Soviet-era philosopher Merab Mamardashvili developed an original and subtle philosophical system distinct from both his orthodox and dissident colleagues. This volume provides English-speaking audiences with a range of his lectures and writings on ancient philosophy, civil society, the European project, and literature. After many decades hiding in plain sight, he emerges as a Soviet thinker who writes in the double-voiced manner of an ideologically surveilled academic and a potent literary and theoretical innovator independent of his context.
Autorentext
Merab Mamardashvili (1930-1990) was born in Soviet Georgia and occupied an atypical socio-political position on the margins of Europe and Russia. Early in his career, he had close contact with European philosophers active in the 1960s, but was banned from travel and visited the West again only at the end of his life, when the Soviet system was collapsing throughout Eastern Europe. From the vantage point of a scholar who lived in a totalitarian state, he emphasized the need for a vibrant civil society and the role of the humanities in maintaining it.
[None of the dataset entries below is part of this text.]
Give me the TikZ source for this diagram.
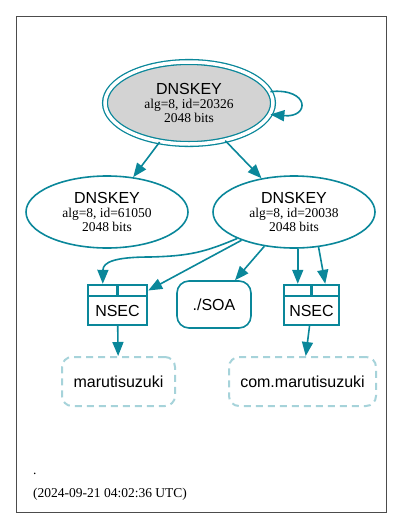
\documentclass[tikz,border=0pt]{standalone}
\usepackage{fontspec}
\setmainfont{Liberation Serif}
\setsansfont{Liberation Sans}
\usetikzlibrary{arrows.meta,shapes.geometric}
\definecolor{dnsteal}{HTML}{0A879A}
\definecolor{dnsdash}{HTML}{A6D3DA}
\definecolor{dnsgray}{HTML}{D3D3D3}

\begin{document}
\begin{tikzpicture}[x=1pt,y=-1pt,
  keytext/.style={align=center,font=\fontsize{13.5}{14}\selectfont},
  key/.style={ellipse,draw=dnsteal,line width=1.6pt,inner sep=0pt,
    minimum width=162pt,minimum height=72pt,keytext},
  cell/.style={rectangle,draw=dnsteal,line width=2.4pt,inner sep=0pt,minimum height=11pt},
  nsec/.style={rectangle,draw=dnsteal,line width=2.4pt,inner sep=0pt,minimum height=29pt,
    font=\sffamily\fontsize{16}{16}\selectfont},
  rrset/.style={rectangle,rounded corners=12pt,draw=dnsteal,line width=1.6pt,
    minimum width=74pt,minimum height=47pt,font=\sffamily\fontsize{16}{16}\selectfont},
  zone/.style={rectangle,rounded corners=10pt,draw=dnsdash,line width=2pt,
    dash pattern=on 7pt off 5pt,minimum height=49pt,font=\sffamily\fontsize{16}{16}\selectfont},
  edge/.style={draw=dnsteal,line width=1.6pt,-{Triangle[length=14pt,width=11pt]}},
  stamp/.style={font=\fontsize{13.5}{14}\selectfont,inner sep=0pt,anchor=base west}]

\useasboundingbox (0,0) rectangle (403,528);
\draw[black!70,line width=1pt] (16,16) rectangle (386,512);

% keys
\node[key,fill=dnsgray,double=white,double distance=3.5pt,line width=1.3pt,
  minimum width=168pt,minimum height=82pt] (key20326) at (189,103)
  {{\sffamily\fontsize{16}{14}\selectfont DNSKEY}\\alg=8, id=20326\\2048 bits};
\node[key] (key61050) at (107,212)
  {{\sffamily\fontsize{16}{14}\selectfont DNSKEY}\\alg=8, id=61050\\2048 bits};
\node[key] (key20038) at (294,212)
  {{\sffamily\fontsize{16}{14}\selectfont DNSKEY}\\alg=8, id=20038\\2048 bits};

% nsec
\node[nsec,minimum width=59pt] (nsecA) at (117.5,310.5) {NSEC};
\node[cell,minimum width=29.5pt] (nsecAa) at (102.75,290.5) {};
\node[cell,minimum width=29.5pt] (nsecAb) at (132.25,290.5) {};
\node[nsec,minimum width=55pt] (nsecB) at (311.5,310.5) {NSEC};
\node[cell,minimum width=27.5pt] (nsecBa) at (297.75,290.5) {};
\node[cell,minimum width=27.5pt] (nsecBb) at (325.25,290.5) {};

\node[rrset] (soa) at (214,304.5) {./SOA};

% zones
\node[zone,minimum width=113pt] (zoneA) at (118.5,381.5) {marutisuzuki};
\node[zone,minimum width=147pt] (zoneB) at (302.5,381.5) {com.marutisuzuki};

% edges
\draw[edge] (key20326.8) .. controls (310,88) and (310,118) .. (key20326.-8);
\draw[edge] (key20326) -- (key61050);
\draw[edge] (key20326) -- (key20038);
\draw[edge] (key20038.205) .. controls (205,252) and (190,256) .. (150,257)
  .. controls (115,257) and (103,262) .. (nsecAa.north);
\draw[edge] (key20038) -- (nsecAb.east);
\draw[edge] (key20038) -- (soa);
\draw[edge] (key20038.south -| nsecBa.north) -- (nsecBa.north);
\draw[edge] (key20038.305) -- (nsecBb.north);
\draw[edge] (nsecA) -- (zoneA);
\draw[edge] (nsecB) -- (zoneB);

\node[stamp] (apex) at (33,474) {.};
\node[stamp] (date) at (33,497) {(2024-09-21 04:02:36 UTC)};

\end{tikzpicture}
\end{document}
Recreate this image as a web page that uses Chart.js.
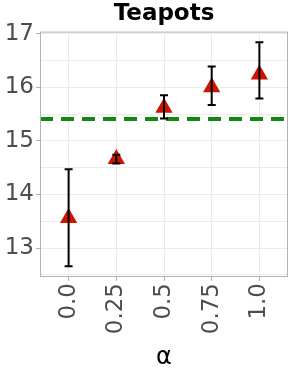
<!DOCTYPE html>
<html><head><meta charset="utf-8">
<script src="https://cdn.jsdelivr.net/npm/chart.js@4/dist/chart.umd.min.js"></script>
<style>html,body{margin:0;padding:0;background:#fff}#wrap{width:291px;height:376px}</style>
</head><body><div id="wrap"><canvas id="c" width="291" height="376"></canvas></div>
<script>
const alphas = [0.0, 0.25, 0.5, 0.75, 1.0];
const tickLabels = ['0.0', '0.25', '0.5', '0.75', '1.0'];
const means = [13.56, 14.66, 15.62, 16.0, 16.24];
const lowers = [12.66, 14.58, 15.42, 15.67, 15.79];
const uppers = [14.47, 14.74, 15.85, 16.39, 16.84];
const baseline = 15.41;
const title = 'Teapots';
const xTitle = 'α';

const FONT = "'DejaVu Sans', sans-serif";

const errorBars = {
  id: 'errorBars',
  afterDatasetsDraw(chart) {
    const ctx = chart.ctx, x = chart.scales.x, y = chart.scales.y;
    ctx.save();
    ctx.strokeStyle = '#000';
    ctx.lineWidth = 2;
    alphas.forEach((a, i) => {
      const px = x.getPixelForValue(a);
      const t = y.getPixelForValue(uppers[i]), b = y.getPixelForValue(lowers[i]);
      ctx.beginPath();
      ctx.moveTo(px, t); ctx.lineTo(px, b);
      ctx.moveTo(px - 4, t); ctx.lineTo(px + 4, t);
      ctx.moveTo(px - 4, b); ctx.lineTo(px + 4, b);
      ctx.stroke();
    });
    ctx.restore();
  }
};
const frame = {
  id: 'frame',
  afterDraw(chart) {
    const a = chart.chartArea, ctx = chart.ctx;
    ctx.save();
    ctx.strokeStyle = '#b3b3b3';
    ctx.lineWidth = 1;
    ctx.strokeRect(a.left + 0.5, a.top + 0.5, a.right - a.left - 1, a.bottom - a.top - 1);
    ctx.restore();
  }
};

new Chart(document.getElementById('c'), {
  type: 'scatter',
  data: {
    datasets: [
      {
        type: 'line',
        data: [{x: -0.15, y: baseline}, {x: 1.15, y: baseline}],
        borderColor: '#118811',
        borderWidth: 4,
        borderDash: [13, 8],
        pointRadius: 0,
        order: 2
      },
      {
        data: alphas.map((a, i) => ({x: a, y: means[i]})),
        pointStyle: 'triangle',
        pointRadius: 10,
        backgroundColor: '#cc1500',
        borderColor: '#cc1500',
        borderWidth: 0,
        order: 1
      }
    ]
  },
  options: {
    responsive: false,
    animation: false,
    events: [],
    layout: {autoPadding: false, padding: {left: 0, right: 3, top: 0, bottom: 0}},
    plugins: {
      legend: {display: false},
      tooltip: {enabled: false},
      title: {
        display: true, text: title, fullSize: false,
        color: '#000',
        font: {family: FONT, size: 23, weight: 'bold', lineHeight: 1.2},
        padding: {top: 0, bottom: 4}
      }
    },
    scales: {
      x: {
        type: 'linear', min: -0.15, max: 1.15,
        afterBuildTicks(s) { s.ticks = alphas.map(v => ({value: v})); },
        afterFit(s) { s.height = 99; s.paddingLeft = 0; s.paddingRight = 0; },
        ticks: {
          callback: (v, i) => tickLabels[i],
          autoSkip: false,
          minRotation: 90, maxRotation: 90,
          color: '#4d4d4d', font: {family: FONT, size: 23}, padding: 2
        },
        grid: {color: '#ebebeb', lineWidth: 1, tickLength: 4, tickColor: '#b3b3b3'},
        border: {display: false},
        title: {display: true, text: xTitle, color: '#000', font: {family: FONT, size: 24}, padding: {top: 0, bottom: 4}}
      },
      y: {
        min: 12.46, max: 17.04,
        afterBuildTicks(s) {
          const t = [];
          for (let v = 12.5; v <= 17.0001; v += 0.5) t.push({value: v});
          s.ticks = t;
        },
        afterFit(s) { s.width = 40; s.paddingTop = 0; s.paddingBottom = 0; },
        ticks: {
          callback: (v) => Number.isInteger(v) ? String(v) : '',
          autoSkip: false,
          color: '#4d4d4d', font: {family: FONT, size: 23}, padding: 2
        },
        grid: {
          color: '#ebebeb', lineWidth: 1, tickLength: 4,
          tickColor: (c) => Number.isInteger(c.tick && c.tick.value) ? '#b3b3b3' : 'rgba(0,0,0,0)'
        },
        border: {display: false}
      }
    }
  },
  plugins: [errorBars, frame]
});
</script>
</body></html>
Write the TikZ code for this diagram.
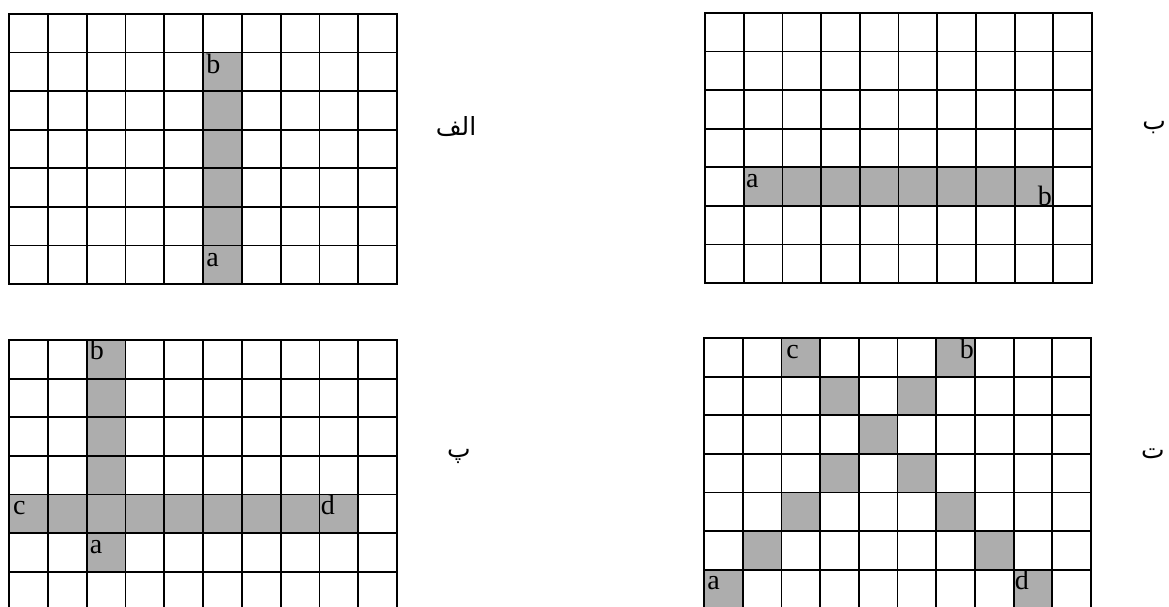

Like many Soviet-era thinkers and philosophers, Mamardashvili disguised important thinking about freedom, democracy, and civil society in works about literature. When he died in 1990, he was known and respected in Eastern and Central Europe, and since then some of his writings have been translated into French, German, Italian, and Bulgarian, but very little into English. Jean-Pierre Vernant, a French historian specializing in ancient Greece, called Mamardashvili "the Georgian Socrates" for his singular style of thinking.